Durusu Terminal is a gas metering station in Turkey, located in Çarşamba district, nearly 60 km from the city of Samsun. The terminal is virtually on the sea side, in the immediate vicinity of surfacing of the Blue Stream sub-sea natural gas pipeline. The approximate size of the Durusu Terminal is 20 ha. It is an integral component of the Russian-Turkish Blue Stream project

==History==
The foundation of the gas metering terminal was laid on 24 October 2000. The station was constructed by OHS Consortium, a joint venture between two Turkish companies Öztaş and Hazinedaroğlu and Russia's Stroytransgaz. The engineering and procurement was done by the Italian company Nuovo Pignone.

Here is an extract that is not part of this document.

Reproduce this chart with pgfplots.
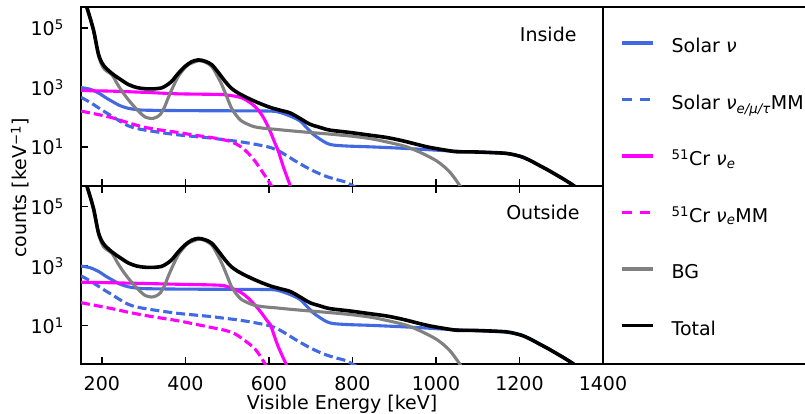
\documentclass[border=0pt]{standalone}
\usepackage{fontspec}
\setmainfont{DejaVu Sans}
\usepackage{pgfplots}
\usepackage{pgfplotstable}
\pgfplotsset{compat=1.18}
\definecolor{solarblue}{RGB}{65,105,225}
\definecolor{crmag}{RGB}{255,0,255}
\definecolor{bggray}{RGB}{128,128,128}

\pgfplotstableread{
x y
150 2000000
165 450000
180 85000
192 13000
204 5600
224 3000
244 1900
264 1260
284 1000
304 912
324 905
343 977
355 1200
367 1620
383 3000
399 5130
415 7400
431 8510
447 7700
463 5890
479 3200
495 1620
510 950
526 661
546 470
566 347
586 265
606 209
628 172
651 140
675 91
698 58.9
722 46
746 37.2
794 31
842 25.1
882 21
921 16.2
961 11.7
985 9.77
1018 8.1
1049 7.0
1088 6.9
1128 6.6
1168 6.17
1190 5.4
1208 4.57
1228 3.4
1248 2.40
1268 1.7
1288 1.17
1308 0.8
1327 0.54
1345 0.35
}\totaldata

\pgfplotstableread{
x y
150 2000000
165 450000
180 85000
192 12000
204 4470
224 2690
236 1400
248 759
264 380
280 209
292 140
304 102
319 91.2
330 100
340 126
350 220
359 457
371 1100
383 2400
395 4000
407 5890
431 7940
447 7200
463 5130
475 2700
487 1260
499 500
510 209
522 115
534 75.9
550 58
566 47.9
590 42.5
614 39.8
650 35.5
699 30.9
750 27
802 22.9
850 18.5
905 12.6
930 10.2
953 7.59
978 5.2
1001 3.47
1018 2.3
1033 1.45
1046 0.85
1057 0.51
1070 0.28
}\bgdata

\pgfplotstableread{
x y
150 1000
172 880
192 661
208 470
224 347
244 245
264 200
284 182
304 174
400 168
500 166
603 162
627 145
651 110
674 76
690 45.7
706 27
722 18.6
738 13.6
754 11.7
790 10.8
842 10.2
900 9.4
961 8.51
1020 7.6
1080 6.92
1128 6.55
1168 6.1
1190 5.4
1208 4.57
1228 3.4
1248 2.40
1268 1.7
1288 1.17
1308 0.8
1327 0.54
1345 0.35
}\solardata

\pgfplotstableread{
x y
150 470
170 330
192 209
208 150
224 110
244 73
264 51.3
284 42
304 37.2
343 30.5
383 25.7
423 22.6
463 20.0
495 17.5
526 15.5
565 12.6
603 9.77
622 7.6
643 5.13
662 3.5
682 2.40
702 1.7
722 1.26
742 0.98
762 0.81
785 0.66
801 0.5
815 0.4
}\solarmmdata

\pgfplotstableread{
x y
150 794
224 759
304 690
383 617
479 589
500 560
519 513
535 450
550 347
566 235
582 126
594 64
606 26.9
614 14
622 7.59
636 1.9
651 0.51
660 0.25
}\crindata

\pgfplotstableread{
x y
150 162
190 125
224 97.7
264 65
304 45.7
343 37
383 30.9
423 25
463 20.9
503 16.2
520 13
535 9.77
550 6.3
566 3.47
582 1.65
598 0.76
610 0.4
}\crmmindata

\pgfplotstableread{
x y
150 288
224 275
304 260
383 245
479 229
500 205
519 162
535 125
550 85.1
566 50
582 26.9
595 15
603 11
613 4.5
622 2.0
639 0.59
650 0.3
}\croutdata

\pgfplotstableread{
x y
150 58.9
190 46
224 37.2
264 28
304 21.9
343 17.8
383 14.5
423 11.2
463 8.6
490 7.2
511 5.89
527 4.5
543 3.09
555 2.3
567 1.62
578 1.0
586 0.66
598 0.35
}\crmmoutdata

\begin{document}
\begin{tikzpicture}[x=1pt,y=1pt]
\useasboundingbox (0,0) rectangle (805,414);

% bottom panel (Outside)
\begin{axis}[at={(81pt,49.7pt)}, anchor=south west,
    scale only axis, width=522pt, height=178.5pt,
    xmin=150, xmax=1400, ymode=log, ymin=0.5, ymax=5e5,
    axis line style={line width=1.8pt},
    tick style={line width=1.5pt, black},
    tick align=inside, major tick length=7pt,
    ytick={10,1000,100000},
    yticklabels={10\textsuperscript{1},10\textsuperscript{3},10\textsuperscript{5}},
    yminorticks=false, xminorticks=false,
    xtick={200,400,600,800,1000,1200,1400},
    ytick pos=left,
    tick label style={font=\fontsize{19}{22}\selectfont},
    yticklabel style={inner sep=0pt, anchor=east, xshift=-17pt},
    xticklabel style={inner sep=0pt, anchor=north, yshift=-12.4pt},
    xtick pos=both, xticklabel pos=left,
    xticklabels={200,400,600,800,1000,1200,1400}]
\addplot[solarblue, line width=3.1pt, smooth] table {\solardata};
\addplot[solarblue, line width=3.1pt, smooth, dash pattern=on 9pt off 4pt] table {\solarmmdata};
\addplot[crmag, line width=3.1pt, smooth] table {\croutdata};
\addplot[crmag, line width=3.1pt, smooth, dash pattern=on 9pt off 4pt] table {\crmmoutdata};
\addplot[bggray, line width=3.1pt, smooth] table {\bgdata};
\addplot[black, line width=3.6pt, smooth] table {\totaldata};
\node[anchor=base east, font=\fontsize{19}{22}\selectfont] at (rel axis cs:0.962,0.8135) {Outside};
\end{axis}

% top panel (Inside)
\begin{axis}[at={(81pt,228.2pt)}, anchor=south west,
    scale only axis, width=522pt, height=178.5pt,
    xmin=150, xmax=1400, ymode=log, ymin=0.5, ymax=5e5,
    axis line style={line width=1.8pt},
    tick style={line width=1.5pt, black},
    tick align=inside, major tick length=7pt,
    ytick={10,1000,100000},
    yticklabels={10\textsuperscript{1},10\textsuperscript{3},10\textsuperscript{5}},
    yminorticks=false, xminorticks=false,
    xtick={200,400,600,800,1000,1200,1400},
    ytick pos=left,
    tick label style={font=\fontsize{19}{22}\selectfont},
    yticklabel style={inner sep=0pt, anchor=east, xshift=-17pt},
    xtick pos=left, xticklabels={}]
\addplot[solarblue, line width=3.1pt, smooth] table {\solardata};
\addplot[solarblue, line width=3.1pt, smooth, dash pattern=on 9pt off 4pt] table {\solarmmdata};
\addplot[crmag, line width=3.1pt, smooth] table {\crindata};
\addplot[crmag, line width=3.1pt, smooth, dash pattern=on 9pt off 4pt] table {\crmmindata};
\addplot[bggray, line width=3.1pt, smooth] table {\bgdata};
\addplot[black, line width=3.6pt, smooth] table {\totaldata};
\node[anchor=base east, font=\fontsize{19}{22}\selectfont] at (rel axis cs:0.956,0.8075) {Inside};
\end{axis}

% legend box
\begin{axis}[scale only axis, at={(603pt,49.7pt)}, anchor=south west,
  width=300pt, height=357pt, xmin=0, xmax=1, ymin=0, ymax=1,
  xtick=\empty, ytick=\empty,
  axis line style={line width=1.8pt},
  legend image code/.code={\draw[#1] (0pt,0pt) -- (31pt,0pt);},
  legend style={at={(rel axis cs:0,1)}, anchor=north west,
    xshift=17pt, yshift=-22.4pt, draw=none, fill=none,
    inner sep=0pt, outer sep=0pt, row sep=29.9pt, column sep=15pt,
    font=\fontsize{19}{22}\selectfont,
    cells={anchor=west, inner sep=0pt}},
]
\addlegendimage{solarblue, line width=3.1pt}
\addlegendentry{\rule[-7.5pt]{0pt}{28.6pt}Solar \textit{ν}}
\addlegendimage{solarblue, line width=3.1pt, dash pattern=on 10pt off 8pt}
\addlegendentry{\rule[-7.5pt]{0pt}{28.6pt}Solar \textit{ν}\textsubscript{\textit{e/μ/τ}}MM}
\addlegendimage{crmag, line width=3.1pt}
\addlegendentry{\rule[-7.5pt]{0pt}{28.6pt}\textsuperscript{51}Cr \textit{ν}\textsubscript{\textit{e}}}
\addlegendimage{crmag, line width=3.1pt, dash pattern=on 10pt off 8pt}
\addlegendentry{\rule[-7.5pt]{0pt}{28.6pt}\textsuperscript{51}Cr \textit{ν}\textsubscript{\textit{e}}MM}
\addlegendimage{bggray, line width=3.1pt}
\addlegendentry{\rule[-7.5pt]{0pt}{28.6pt}BG}
\addlegendimage{black, line width=3.6pt}
\addlegendentry{\rule[-7.5pt]{0pt}{28.6pt}Total}
\end{axis}

\node[rotate=90, anchor=base, font=\fontsize{19}{22}\selectfont] at (27,226) {counts [keV\textsuperscript{−1}]};
\node[anchor=base, font=\fontsize{19}{22}\selectfont] at (342,4) {Visible Energy [keV]};
\end{tikzpicture}
\end{document}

On 20 October 2002, the "golden welding" of the terminal to the pipeline was completed and starting on 30 December 2002, flow of natural gas from Russia to Turkey through Blue Stream was commenced.

==Purpose and operation==
The main purpose of the station is to lower and measure the pressure of incoming gas. It is designed for incoming flowing pressure of 200 atm, which is then reduced down to 75 atm for further distribution to local gas transporting system. Rated capacity of the station is 2 million cubic meters per hour. Control and management of the station is automated. Metering of transported gas is done by representatives of BOTAŞ on the Turkish side and Gazprom Export on the Russian side.